Quel bien dut faire au vieux cœur de Beethoven cette chaude atmosphère ! Il écrivit avec plus de confiance, sûr qu’il serait entendu. Et, nous le verrons, il le fut. Peu de publics, même aujourd’hui, se montreraient aussi compréhensifs des derniers quatuors que ne le fut (surtout pour le quatuor en la mineur) le public Viennois des concerts de Schuppanzigh. Et celui-ci, avec son groupe, donnait à Beethoven une impression de sécurité. Il leur envoya à tous les quatre : Schuppanzigh, Weiss, Linke, Holz, avant la première exécution de son quatuor en mi bémol (premier de la série des cinq derniers), un ordre du jour, un engagement d’honneur à signer :

— « Mes bons (« Beste ! »)

« Chacun des quatre fera du sien et accomplira son devoir, chacun s’engage sur l’honneur à se comporter pour le mieux. Et chacun de ceux qui participent à la chose convenue mettra ici sa signature. »

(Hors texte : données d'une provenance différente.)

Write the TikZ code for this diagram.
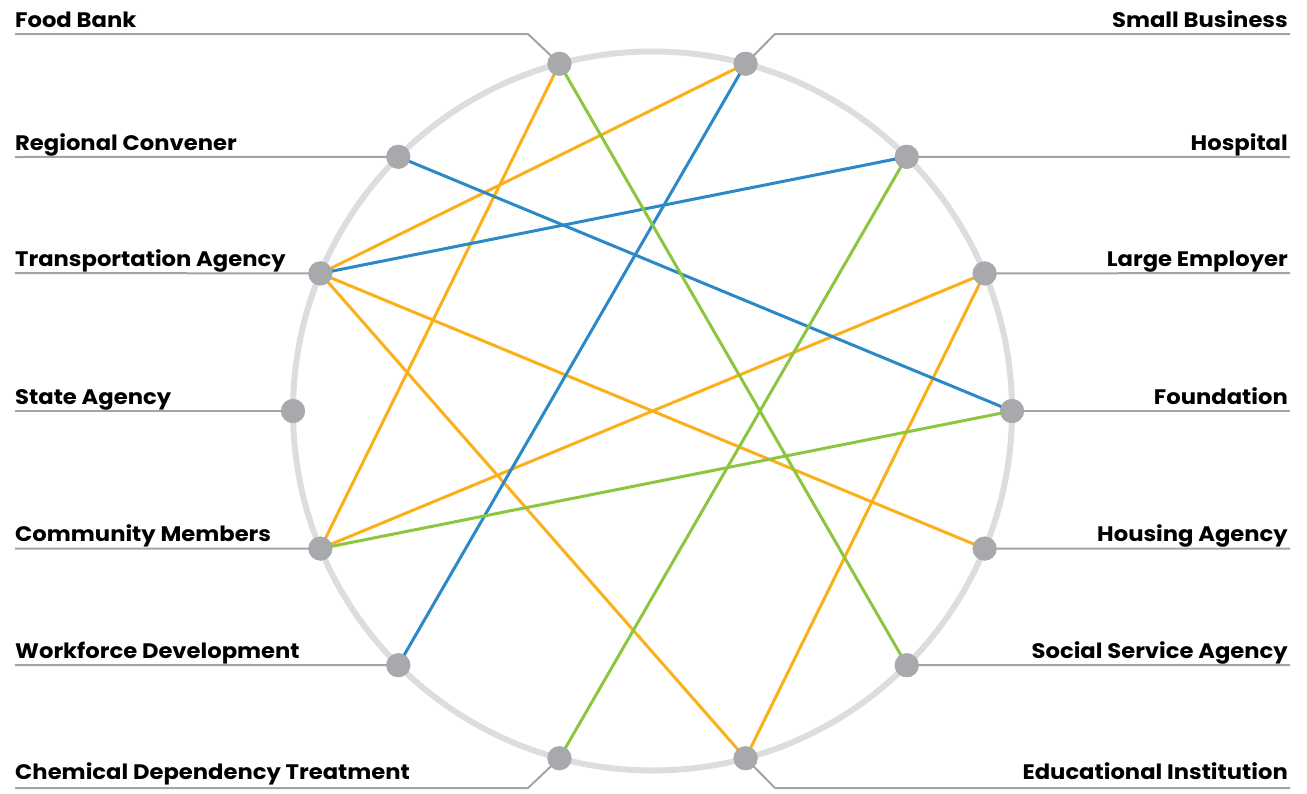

Il aimait à jouer le général de la petite armée, qui défendait l’étendard sacré de la vraie musique allemande, « der heiligen Kunst ». Il signait en riant : « Generalissimus ». Ses éditeurs étaient : Steiner, son « Generallieutenant » ; Haslinger, son « adjudant ». Et Schuppanzigh et son quatuor, sa « garde du corps », — son « Leibquartett ».